Está fazendo apenas vinte anos que a indústria química se apossou do segmento de sementes, impondo a cobrança de royalties para fornecer “matrizes” que, além de ser estéreis, “precisam” da cobertura de biocidas para produzir em terreno limpo. Sem venenos, os transgênicos não são viáveis. Entretanto, todo mundo se submeteu, com exceção de alguns produtores de sementes crioulas que fazem um admirável trabalho de resistência à erosão genética exercida de cima para baixo com a conivência de governantes submissos às regras do jogo. E que “jogo”!
O uso abusivo de venenos e similares é o maior sinal de que o Brasil agrícola não tem sanidade e logo/logo terá de encarar a necessidade de rever sua política agroambiental para deixar de lesar a saúde da sua população e comprometer gravemente a biodiversidade com a morte de insetos e aves, correndo ainda o risco econômico de perder encomendas dos importadores de alimentos.

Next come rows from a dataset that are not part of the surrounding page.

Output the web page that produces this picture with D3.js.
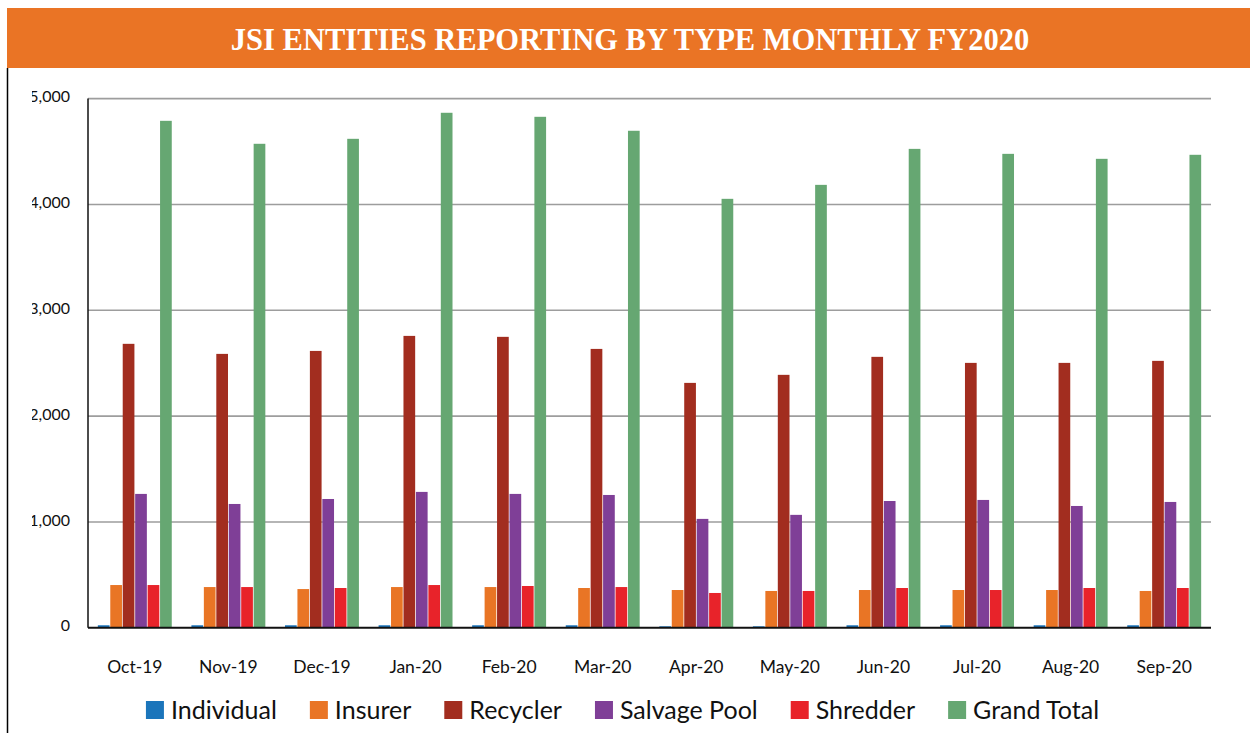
<!DOCTYPE html>
<html>
<head>
<meta charset="utf-8">
<script src="https://cdnjs.cloudflare.com/ajax/libs/d3/7.8.5/d3.min.js"></script>
<style>
  html, body { margin: 0; padding: 0; background: #fff; }
  svg { display: block; }
</style>
</head>
<body>
<div class="canvas"></div>
<script>
// data
const months = ['Oct-19', 'Nov-19', 'Dec-19', 'Jan-20', 'Feb-20', 'Mar-20',
    'Apr-20', 'May-20', 'Jun-20', 'Jul-20', 'Aug-20', 'Sep-20'];
const seriesNames = ['Individual', 'Insurer', 'Recycler', 'Salvage Pool', 'Shredder', 'Grand Total'];
const individual = [24, 24, 24, 24, 24, 24, 14, 14, 24, 24, 24, 24];
const insurer = [404, 385, 366, 385, 385, 376, 357, 348, 357, 357, 357, 348];
const recycler = [2683, 2588, 2616, 2758, 2749, 2635, 2314, 2390, 2560, 2503, 2503, 2522];
const salvagePool = [1265, 1170, 1217, 1284, 1265, 1255, 1029, 1067, 1198, 1208, 1151, 1189];
const shredder = [404, 385, 376, 404, 395, 385, 329, 348, 376, 357, 376, 376];
const grandTotal = [4790, 4573, 4620, 4866, 4828, 4696, 4053, 4185, 4525, 4478, 4431, 4469];
const yTicks = [0, 1000, 2000, 3000, 4000, 5000];
const title = 'JSI ENTITIES REPORTING BY TYPE MONTHLY FY2020';

const seriesValues = [individual, insurer, recycler, salvagePool, shredder, grandTotal];
const data = months.map((m, i) => ({
    month: m,
    values: seriesNames.map((s, j) => ({ series: s, value: seriesValues[j][i] }))
}));

const dimensions = { width: 1250, height: 733 };
const plot = { left: 88, right: 1211, top: 98.6, bottom: 627.8 };

const colour = d3.scaleOrdinal()
    .domain(seriesNames)
    .range(['#1b75bb', '#e97525', '#a22d1f', '#7f3f97', '#e8232a', '#66a772']);

const svg = d3.select('.canvas')
    .append('svg')
    .attr('width', dimensions.width)
    .attr('height', dimensions.height);

// header band
svg.append('rect')
    .attr('x', 7)
    .attr('y', 8)
    .attr('width', dimensions.width - 7)
    .attr('height', 60)
    .attr('fill', '#ea7425');

svg.append('text')
    .attr('x', 630)
    .attr('y', 50)
    .attr('text-anchor', 'middle')
    .attr('fill', '#fff')
    .style('font-family', '"Liberation Serif", serif')
    .style('font-weight', 'bold')
    .style('font-size', '30.5px')
    .text(title);

// left border
svg.append('line')
    .attr('x1', 7.5).attr('x2', 7.5)
    .attr('y1', 68).attr('y2', dimensions.height)
    .attr('stroke', '#000')
    .attr('stroke-width', 1.5);

// scales
const y = d3.scaleLinear()
    .domain([0, 5000])
    .range([plot.bottom, plot.top]);

const x0 = d3.scaleBand()
    .domain(months)
    .range([plot.left, plot.right])
    .paddingInner(0.21)
    .paddingOuter(0.105);

const x1 = d3.scaleBand()
    .domain(seriesNames)
    .range([0, x0.bandwidth()])
    .paddingInner(0.06);

// gridlines
svg.append('g')
    .selectAll('line')
    .data(yTicks.filter(t => t > 0))
    .enter()
    .append('line')
    .attr('x1', plot.left)
    .attr('x2', plot.right)
    .attr('y1', d => y(d))
    .attr('y2', d => y(d))
    .attr('stroke', '#9d9d9d')
    .attr('stroke-width', 1.6);

// y tick labels (left edge clipped like the original)
svg.append('clipPath')
    .attr('id', 'labelClip')
    .append('rect')
    .attr('x', 32).attr('y', 70)
    .attr('width', 60).attr('height', 600);

svg.append('g')
    .attr('clip-path', 'url(#labelClip)')
    .selectAll('text')
    .data(yTicks)
    .enter()
    .append('text')
    .attr('x', 70)
    .attr('y', d => y(d) - 2)
    .attr('dy', '0.35em')
    .attr('text-anchor', 'end')
    .attr('fill', '#111')
    .style('font-family', 'Lato, sans-serif')
    .style('font-size', '16px')
    .text(d => d3.format(',')(d));

// bars
const groups = svg.append('g')
    .selectAll('.group')
    .data(data)
    .enter()
    .append('g')
    .attr('class', 'group')
    .attr('transform', d => `translate(${x0(d.month)}, 0)`);

groups.selectAll('rect')
    .data(d => d.values)
    .enter()
    .append('rect')
    .attr('x', d => x1(d.series))
    .attr('y', d => y(d.value))
    .attr('width', x1.bandwidth())
    .attr('height', d => y(0) - y(d.value))
    .attr('fill', d => colour(d.series));

// axes lines
svg.append('line')
    .attr('x1', plot.left).attr('x2', plot.right)
    .attr('y1', y(0)).attr('y2', y(0))
    .attr('stroke', '#111')
    .attr('stroke-width', 2);

svg.append('line')
    .attr('x1', plot.left).attr('x2', plot.left)
    .attr('y1', plot.top).attr('y2', y(0))
    .attr('stroke', '#111')
    .attr('stroke-width', 1.5);

// month labels
svg.append('g')
    .selectAll('text')
    .data(months)
    .enter()
    .append('text')
    .attr('x', d => x0(d) + x0.bandwidth() / 2)
    .attr('y', 673)
    .attr('text-anchor', 'middle')
    .attr('fill', '#111')
    .style('font-family', 'Lato, sans-serif')
    .style('font-size', '17.5px')
    .text(d => d);

// legend
const legend = svg.append('g');
const items = legend.selectAll('.item')
    .data(seriesNames)
    .enter()
    .append('g')
    .attr('class', 'item');

items.append('rect')
    .attr('y', 701)
    .attr('width', 18)
    .attr('height', 18)
    .attr('fill', d => colour(d));

items.append('text')
    .attr('x', 25)
    .attr('y', 719)
    .attr('fill', '#111')
    .style('font-family', 'Lato, sans-serif')
    .style('font-size', '25px')
    .text(d => d);

let offset = 0;
const offsets = [];
items.each(function () {
    offsets.push(offset);
    const w = d3.select(this).select('text').node().getComputedTextLength();
    offset += 25 + w + 33;
});
const total = offset - 33;
const start = 622.5 - total / 2;
items.attr('transform', (d, i) => `translate(${start + offsets[i]}, 0)`);
</script>
</body>
</html>
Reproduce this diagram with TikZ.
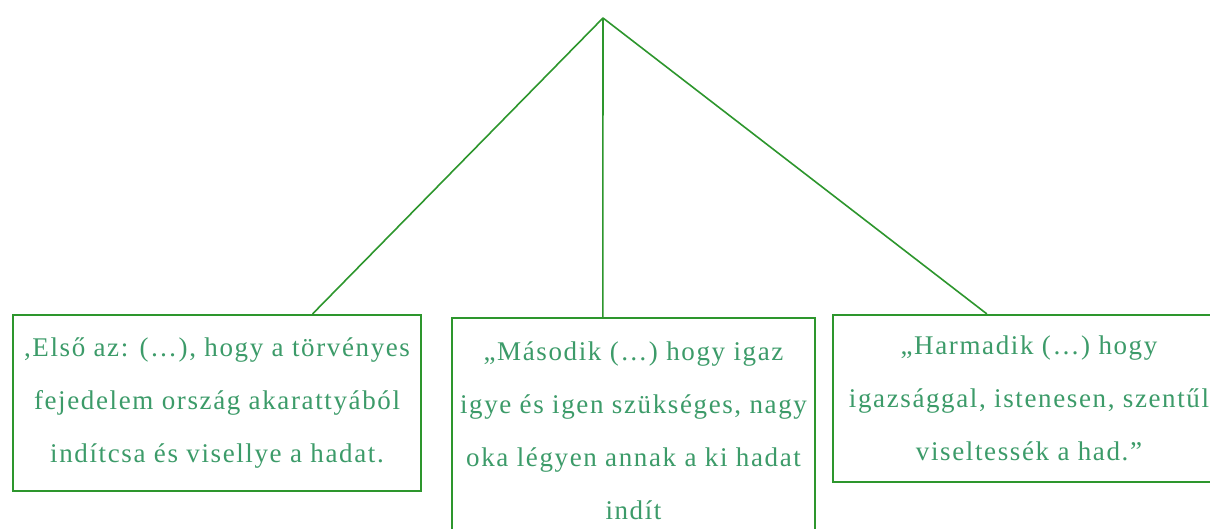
\documentclass[tikz,border=0pt]{standalone}
\usepackage{fontspec}
\setmainfont{Liberation Serif}[LetterSpace=6]
\usetikzlibrary{calc}
\definecolor{lineg}{RGB}{45,150,45}
\definecolor{textg}{RGB}{60,155,105}
\tikzset{
  quotebox/.style={draw=lineg, line width=2.2pt, inner sep=0pt, align=center,
    text=textg, font=\fontsize{27}{53}\selectfont},
  link/.style={draw=lineg, line width=1.6pt}
}
\begin{document}
\begin{tikzpicture}[x=1pt,y=-1pt]
\useasboundingbox (0,0) rectangle (1210,529);
\clip (0,0) rectangle (1210,529);
\fill[white] (0,0) rectangle (1210,529);
\coordinate (apex) at (603,18);
\node[quotebox, minimum width=408pt, minimum height=176pt] (b1) at (217,403)
  {,Első az: (…), hogy a törvényes\\fejedelem ország akarattyából\\indítcsa és visellye a hadat.};
\node[quotebox, minimum width=363pt, minimum height=226pt] (b2) at (633.5,431)
  {„Második (…) hogy igaz\\igye és igen szükséges, nagy\\oka légyen annak a ki hadat\\indít};
\node[quotebox, minimum width=392pt, minimum height=167pt] (b3) at (1029,398.5)
  {„Harmadik (…) hogy\\igazsággal, istenesen, szentűl\\viseltessék a had.”};
\draw[link] (apex) -- ($(b1.north west)!0.733!(b1.north east)$);
\draw[link] (apex) -- ($(b2.north west)!0.416!(b2.north east)$);
\draw[link] (apex) -- ($(b3.north west)!0.393!(b3.north east)$);
\end{tikzpicture}
\end{document}
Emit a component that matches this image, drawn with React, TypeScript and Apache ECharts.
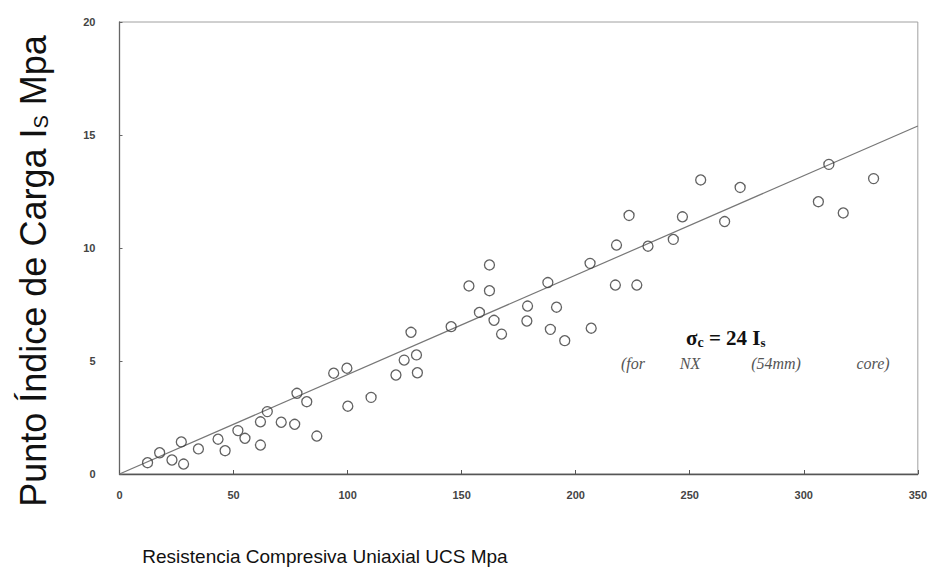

Muitos países já não se dispõem a pagar por produtos agrícolas contaminados. A mídia não fala para “não prejudicar os negócios”, mas desde 2019 tem havido devolução de mel brasileiro por conter traços de agrotóxicos, especialmente glifosato. Não é culpa dos apicultores, mas dos produtores agrícolas que pulverizam suas plantações – principalmente de soja – com volumes insensatos de herbicidas, inseticidas e fungicidas.
A exploração consciente da lavoura, da pecuária e das florestas não tem como andar desconectada do abastecimento interno respeitoso e de exportações agrícolas criteriosas. Já não se pode continuar ignorando que o uso intensivo de agrotóxicos compromete a saúde dos consumidores e dos trabalhadores rurais.
Para voltar à racionalidade agrícola, é preciso adotar uma política ambiental amorosa – de respeito à Natureza. Cabe aqui lembrar o que escreveu o agrônomo José Lutzenberger no ato de fundação da Agapan, em 1971: “Nossa engenharia costuma procurar adaptar o ambiente à tecnologia, em vez de acomodar a tecnologia ao ambiente”.
É costume pensar que a tecnologia se caracteriza basicamente pelo uso intensivo de máquinas cada vez mais potentes e sofisticadas. Na realidade, a agricultura precisa essencialmente do manejo, conceito amplo que se caracteriza pelo uso não só das mãos, mas dos sentidos da visão, do olfato, do tato, do paladar e até – por que não? – do sexto sentido.
Em certo sentido, é preferível praticar uma agricultura com o uso intensivo de mão de obra e métodos naturais e/ou biológicos a depender de um sistema produtivo totalmente controlado por grandes indústrias multinacionais que, desde as sementes até os insumos químicos, prescrevem do começo ao fim um conjunto de procedimentos danosos para o meio ambiente. Um conjunto que tem como eixo o petróleo, matriz da poluição que vem alterando o clima da Terra. Até quando?
“Ficamos sem saídas. Somos reféns deles”, me disse há meses um agricultor do norte do Rio Grande do Sul. Não publico seu nome para não prejudicá-lo. Se o fizer, ele certamente sofrerá boicotes dos seus “parceiros tecnológicos” – os mesmos que se vangloriam de faturar R$ 101,7 bilhões por ano com a venda de “defensivos agrícolas”. Felizmente, é animador saber que esse agricultor, de médio porte, trabalha duro para se libertar do jugo perverso dos PhD – Profissionais habilitados em Defensivos.